# mixing your own wood filler



## bassin brian (Feb 12, 2008)

If you try to make your own wood filler could you use sawdust and contact cement or what are your guys ideas on that.


----------



## Daren (Oct 14, 2006)

Sawdust from the same type of wood and wood glue.


----------



## cabinetman (Jul 5, 2007)

Wood fill can be made from sawdust from the same type of wood and either white or yellow glue, not contact cement. If the repair is to be in a visible area and a finish will be applied, the repair may not take the stain or finish the same as the surrounding area.

For very critical repairs or fastening there are a few alternatives, depending on how creative you want to get. You can blind nail, which is a method of using a sharp knife point and lift a section of grain, apply the fastener, and then glue down the lifted section. Or, you could cut out a small section and fit in a piece of wood fitted to match the cut out. For larger repairs, this could be made to look like part of the grain.

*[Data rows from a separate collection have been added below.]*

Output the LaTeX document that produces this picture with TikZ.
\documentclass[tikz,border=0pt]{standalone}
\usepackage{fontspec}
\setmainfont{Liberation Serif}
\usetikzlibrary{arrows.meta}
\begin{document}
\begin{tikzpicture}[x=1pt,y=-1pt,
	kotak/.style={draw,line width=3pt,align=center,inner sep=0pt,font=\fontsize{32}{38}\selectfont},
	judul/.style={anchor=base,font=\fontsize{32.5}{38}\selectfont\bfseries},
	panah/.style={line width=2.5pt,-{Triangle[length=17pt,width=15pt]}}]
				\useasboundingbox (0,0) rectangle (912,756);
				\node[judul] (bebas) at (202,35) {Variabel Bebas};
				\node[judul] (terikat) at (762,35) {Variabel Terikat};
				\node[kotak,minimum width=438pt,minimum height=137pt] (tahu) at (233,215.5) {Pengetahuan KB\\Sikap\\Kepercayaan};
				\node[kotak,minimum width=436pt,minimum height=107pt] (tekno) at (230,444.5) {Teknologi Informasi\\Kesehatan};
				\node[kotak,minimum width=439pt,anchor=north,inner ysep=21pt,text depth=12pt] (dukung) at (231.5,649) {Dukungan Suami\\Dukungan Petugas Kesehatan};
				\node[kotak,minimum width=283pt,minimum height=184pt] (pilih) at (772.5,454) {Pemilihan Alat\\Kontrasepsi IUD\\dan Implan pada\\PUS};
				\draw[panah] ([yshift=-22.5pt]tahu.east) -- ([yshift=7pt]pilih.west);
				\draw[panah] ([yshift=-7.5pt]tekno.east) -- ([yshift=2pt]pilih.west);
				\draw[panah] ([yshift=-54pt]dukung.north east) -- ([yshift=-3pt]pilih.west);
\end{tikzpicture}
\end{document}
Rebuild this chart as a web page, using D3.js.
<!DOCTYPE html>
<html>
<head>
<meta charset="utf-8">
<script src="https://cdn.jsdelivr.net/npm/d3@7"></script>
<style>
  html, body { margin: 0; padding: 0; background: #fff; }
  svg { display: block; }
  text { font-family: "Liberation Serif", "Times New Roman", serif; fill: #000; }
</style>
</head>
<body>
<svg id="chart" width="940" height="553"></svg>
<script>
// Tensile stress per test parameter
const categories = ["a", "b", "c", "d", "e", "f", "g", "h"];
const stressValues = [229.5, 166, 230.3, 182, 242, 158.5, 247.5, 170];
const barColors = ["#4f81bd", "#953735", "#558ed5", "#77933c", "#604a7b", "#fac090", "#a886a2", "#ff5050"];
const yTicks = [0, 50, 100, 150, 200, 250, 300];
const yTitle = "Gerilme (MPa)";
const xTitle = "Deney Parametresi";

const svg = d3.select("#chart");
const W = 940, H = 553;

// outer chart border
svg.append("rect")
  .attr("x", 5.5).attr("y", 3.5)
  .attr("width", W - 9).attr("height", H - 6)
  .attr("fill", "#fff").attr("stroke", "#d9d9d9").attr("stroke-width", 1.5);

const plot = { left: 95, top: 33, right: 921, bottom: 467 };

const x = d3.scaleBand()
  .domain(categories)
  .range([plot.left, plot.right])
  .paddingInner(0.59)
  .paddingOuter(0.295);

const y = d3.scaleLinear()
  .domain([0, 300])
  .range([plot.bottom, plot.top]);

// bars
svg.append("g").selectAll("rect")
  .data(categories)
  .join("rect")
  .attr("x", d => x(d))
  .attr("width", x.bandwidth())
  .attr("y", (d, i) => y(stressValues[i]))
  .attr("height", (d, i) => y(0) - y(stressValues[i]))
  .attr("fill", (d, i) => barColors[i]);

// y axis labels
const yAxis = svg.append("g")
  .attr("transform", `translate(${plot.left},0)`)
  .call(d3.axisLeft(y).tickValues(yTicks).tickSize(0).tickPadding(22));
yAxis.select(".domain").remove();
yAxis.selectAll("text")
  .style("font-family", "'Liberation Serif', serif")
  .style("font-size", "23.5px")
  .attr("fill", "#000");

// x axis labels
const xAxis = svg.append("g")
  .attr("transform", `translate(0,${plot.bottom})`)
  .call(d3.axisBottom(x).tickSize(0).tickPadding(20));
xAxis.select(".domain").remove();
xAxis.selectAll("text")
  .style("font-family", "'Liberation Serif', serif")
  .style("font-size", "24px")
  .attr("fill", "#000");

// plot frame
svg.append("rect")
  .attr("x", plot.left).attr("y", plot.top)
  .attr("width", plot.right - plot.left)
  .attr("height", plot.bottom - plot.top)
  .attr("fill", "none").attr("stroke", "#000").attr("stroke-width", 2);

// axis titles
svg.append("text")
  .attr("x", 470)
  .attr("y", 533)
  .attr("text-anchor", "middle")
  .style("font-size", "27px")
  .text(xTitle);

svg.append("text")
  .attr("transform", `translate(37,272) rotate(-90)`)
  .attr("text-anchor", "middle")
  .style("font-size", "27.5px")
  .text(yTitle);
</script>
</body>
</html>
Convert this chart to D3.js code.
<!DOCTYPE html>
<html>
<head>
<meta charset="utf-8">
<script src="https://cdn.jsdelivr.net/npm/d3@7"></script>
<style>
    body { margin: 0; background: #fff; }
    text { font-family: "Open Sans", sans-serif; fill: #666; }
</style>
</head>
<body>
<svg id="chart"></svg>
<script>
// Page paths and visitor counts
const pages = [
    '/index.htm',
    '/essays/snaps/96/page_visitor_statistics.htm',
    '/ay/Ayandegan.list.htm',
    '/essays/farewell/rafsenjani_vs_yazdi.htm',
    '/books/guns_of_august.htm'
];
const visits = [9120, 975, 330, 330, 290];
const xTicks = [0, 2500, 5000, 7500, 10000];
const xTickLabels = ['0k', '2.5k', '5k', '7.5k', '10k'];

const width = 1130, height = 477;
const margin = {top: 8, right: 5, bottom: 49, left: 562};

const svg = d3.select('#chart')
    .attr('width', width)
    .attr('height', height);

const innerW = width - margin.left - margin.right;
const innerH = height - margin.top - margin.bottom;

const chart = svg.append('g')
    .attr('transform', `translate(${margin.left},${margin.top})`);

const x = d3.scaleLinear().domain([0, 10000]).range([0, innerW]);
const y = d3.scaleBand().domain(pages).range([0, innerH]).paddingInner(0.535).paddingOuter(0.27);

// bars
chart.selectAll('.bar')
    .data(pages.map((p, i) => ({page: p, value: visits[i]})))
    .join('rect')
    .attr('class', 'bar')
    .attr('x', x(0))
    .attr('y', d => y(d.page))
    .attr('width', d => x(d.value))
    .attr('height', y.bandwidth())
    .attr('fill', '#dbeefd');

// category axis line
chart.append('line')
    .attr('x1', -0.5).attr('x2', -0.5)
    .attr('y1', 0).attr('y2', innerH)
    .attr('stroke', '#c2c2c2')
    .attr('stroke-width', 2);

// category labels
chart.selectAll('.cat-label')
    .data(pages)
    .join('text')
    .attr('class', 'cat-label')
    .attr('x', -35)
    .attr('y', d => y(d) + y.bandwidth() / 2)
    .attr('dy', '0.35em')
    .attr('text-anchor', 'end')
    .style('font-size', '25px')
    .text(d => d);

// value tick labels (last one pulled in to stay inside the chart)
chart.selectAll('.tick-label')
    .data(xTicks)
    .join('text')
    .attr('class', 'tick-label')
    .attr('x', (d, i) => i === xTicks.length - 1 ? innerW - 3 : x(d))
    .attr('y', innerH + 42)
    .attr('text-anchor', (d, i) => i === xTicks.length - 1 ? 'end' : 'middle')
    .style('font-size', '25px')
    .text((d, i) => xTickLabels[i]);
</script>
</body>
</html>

There are various putties that are color matched to different species and shades that will accept stains and finishes. Try them out on a sample first to see what they look like with all the stain and all the finish.


----------



## Geoguy (Feb 22, 2008)

cabinetman said:


> Wood fill can be made from sawdust from the same type of wood and either white or yellow glue, not contact cement. If the repair is to be in a visible area and a finish will be applied, the repair may not take the stain or finish the same as the surrounding area.


 
You're right, the glue won't accept stain. I've had success using sawdust and polyurethane after the stain is applied (not great success,,,, but it will work).


----------



## jerry (Nov 1, 2006)

I have tried many,many mixtures, the sander dust and glue always turns dark(usually black) sooner or later. The best results I have had have been using sanding dust and shellac. I recently tried Timbermate from Australia its water based and comes in natural(almost white) and many colors. The three times I have used it it took stain and finish just like the wood around it. They have a web site but a friend said it was also available at Woodcraft. I have no ties in any way with this Co. I got my sample free last year from some info I picked up at another site.

Regards

Jerry


----------



## Daren (Oct 14, 2006)

I don't stain :no:, so what I mentioned work well for me.


----------



## WDChew (Aug 31, 2007)

Ditto on jerry's post. I use clear shellac and sanding dust, but I usually use shellac as a sealer before any stain or finish, so that may be why my results are good with it. I only did the dust n' glue thing one time and have the unstained spots to prove it.


----------



## ebrowers (Jun 27, 2008)

I ran into this dilemma recently and found that Minwax makes putties color matched for many of their stains. The secret here is to apply the putty after staining and it will match up perfectly. I even used it once to fill in a tiny but noticeable gap between a rail and stile of a face frame. I wasn't sure if it would work (I hoped it would as I didn't want to unscrew the stile and recut a new one) Worked great! Even I had a hard time spotting the repair. I use the Minwax stain and putty on a regular basis now. I did find that my compound miter saw was about a half degree off in the vertical plane, so I adjusted it and haven't since had to putty a face frame. Thank God!

Vic


----------